» **JOB**: Copy out every line exactly, passing over the pictures.

----------------------------------------

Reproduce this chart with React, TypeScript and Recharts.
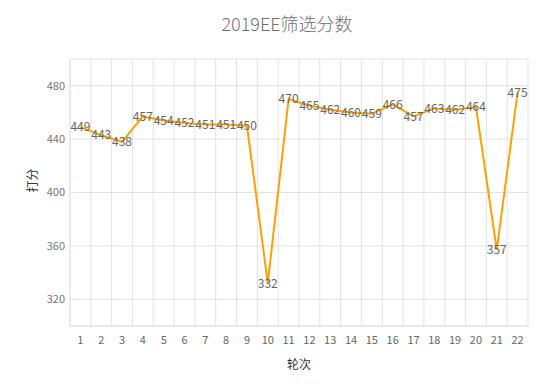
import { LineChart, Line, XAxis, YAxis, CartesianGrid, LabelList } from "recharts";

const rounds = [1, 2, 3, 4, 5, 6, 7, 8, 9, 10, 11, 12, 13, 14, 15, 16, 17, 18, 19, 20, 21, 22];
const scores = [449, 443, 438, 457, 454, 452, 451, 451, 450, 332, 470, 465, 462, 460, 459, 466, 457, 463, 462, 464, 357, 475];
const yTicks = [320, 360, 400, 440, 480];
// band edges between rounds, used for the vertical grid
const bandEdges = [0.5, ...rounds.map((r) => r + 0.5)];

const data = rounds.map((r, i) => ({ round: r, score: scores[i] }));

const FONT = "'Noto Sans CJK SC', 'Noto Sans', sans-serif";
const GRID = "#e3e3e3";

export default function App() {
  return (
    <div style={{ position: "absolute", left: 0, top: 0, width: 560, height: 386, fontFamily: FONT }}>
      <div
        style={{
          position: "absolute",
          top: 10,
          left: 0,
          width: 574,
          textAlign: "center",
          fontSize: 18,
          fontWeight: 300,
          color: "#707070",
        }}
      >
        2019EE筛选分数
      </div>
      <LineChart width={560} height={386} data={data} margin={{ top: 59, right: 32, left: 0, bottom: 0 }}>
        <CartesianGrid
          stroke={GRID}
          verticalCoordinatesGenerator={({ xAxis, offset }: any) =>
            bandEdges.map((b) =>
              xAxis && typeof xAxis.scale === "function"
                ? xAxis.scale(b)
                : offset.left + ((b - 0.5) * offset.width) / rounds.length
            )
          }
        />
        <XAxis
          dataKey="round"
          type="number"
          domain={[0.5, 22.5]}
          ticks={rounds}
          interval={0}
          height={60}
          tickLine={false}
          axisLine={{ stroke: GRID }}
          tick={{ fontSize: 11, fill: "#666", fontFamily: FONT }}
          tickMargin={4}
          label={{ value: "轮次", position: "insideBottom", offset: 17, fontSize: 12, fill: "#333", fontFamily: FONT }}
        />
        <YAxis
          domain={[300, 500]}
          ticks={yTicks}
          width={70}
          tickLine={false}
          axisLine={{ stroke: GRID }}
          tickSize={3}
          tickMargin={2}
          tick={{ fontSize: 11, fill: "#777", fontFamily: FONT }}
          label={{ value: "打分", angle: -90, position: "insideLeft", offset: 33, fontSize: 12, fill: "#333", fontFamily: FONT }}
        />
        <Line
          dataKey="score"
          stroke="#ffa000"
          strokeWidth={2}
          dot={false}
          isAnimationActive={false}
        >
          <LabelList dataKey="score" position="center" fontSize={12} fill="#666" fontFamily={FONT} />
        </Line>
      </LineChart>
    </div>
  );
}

----------------------------------------

» **SOLUTION TO THE EXERCISE**:
Reproduce this chart with React, TypeScript and Recharts.
import { LineChart, Line, XAxis, YAxis, CartesianGrid, LabelList } from "recharts";

const rounds = [1, 2, 3, 4, 5, 6, 7, 8, 9, 10, 11, 12, 13, 14, 15, 16, 17, 18, 19, 20, 21, 22];
const scores = [449, 443, 438, 457, 454, 452, 451, 451, 450, 332, 470, 465, 462, 460, 459, 466, 457, 463, 462, 464, 357, 475];
const yTicks = [320, 360, 400, 440, 480];
// band edges between rounds, used for the vertical grid
const bandEdges = [0.5, ...rounds.map((r) => r + 0.5)];

const data = rounds.map((r, i) => ({ round: r, score: scores[i] }));

const FONT = "'Noto Sans CJK SC', 'Noto Sans', sans-serif";
const GRID = "#e3e3e3";

export default function App() {
  return (
    <div style={{ position: "absolute", left: 0, top: 0, width: 560, height: 386, fontFamily: FONT }}>
      <div
        style={{
          position: "absolute",
          top: 10,
          left: 0,
          width: 574,
          textAlign: "center",
          fontSize: 18,
          fontWeight: 300,
          color: "#707070",
        }}
      >
        2019EE筛选分数
      </div>
      <LineChart width={560} height={386} data={data} margin={{ top: 59, right: 32, left: 0, bottom: 0 }}>
        <CartesianGrid
          stroke={GRID}
          verticalCoordinatesGenerator={({ xAxis, offset }: any) =>
            bandEdges.map((b) =>
              xAxis && typeof xAxis.scale === "function"
                ? xAxis.scale(b)
                : offset.left + ((b - 0.5) * offset.width) / rounds.length
            )
          }
        />
        <XAxis
          dataKey="round"
          type="number"
          domain={[0.5, 22.5]}
          ticks={rounds}
          interval={0}
          height={60}
          tickLine={false}
          axisLine={{ stroke: GRID }}
          tick={{ fontSize: 11, fill: "#666", fontFamily: FONT }}
          tickMargin={4}
          label={{ value: "轮次", position: "insideBottom", offset: 17, fontSize: 12, fill: "#333", fontFamily: FONT }}
        />
        <YAxis
          domain={[300, 500]}
          ticks={yTicks}
          width={70}
          tickLine={false}
          axisLine={{ stroke: GRID }}
          tickSize={3}
          tickMargin={2}
          tick={{ fontSize: 11, fill: "#777", fontFamily: FONT }}
          label={{ value: "打分", angle: -90, position: "insideLeft", offset: 33, fontSize: 12, fill: "#333", fontFamily: FONT }}
        />
        <Line
          dataKey="score"
          stroke="#ffa000"
          strokeWidth={2}
          dot={false}
          isAnimationActive={false}
        >
          <LabelList dataKey="score" position="center" fontSize={12} fill="#666" fontFamily={FONT} />
        </Line>
      </LineChart>
    </div>
  );
}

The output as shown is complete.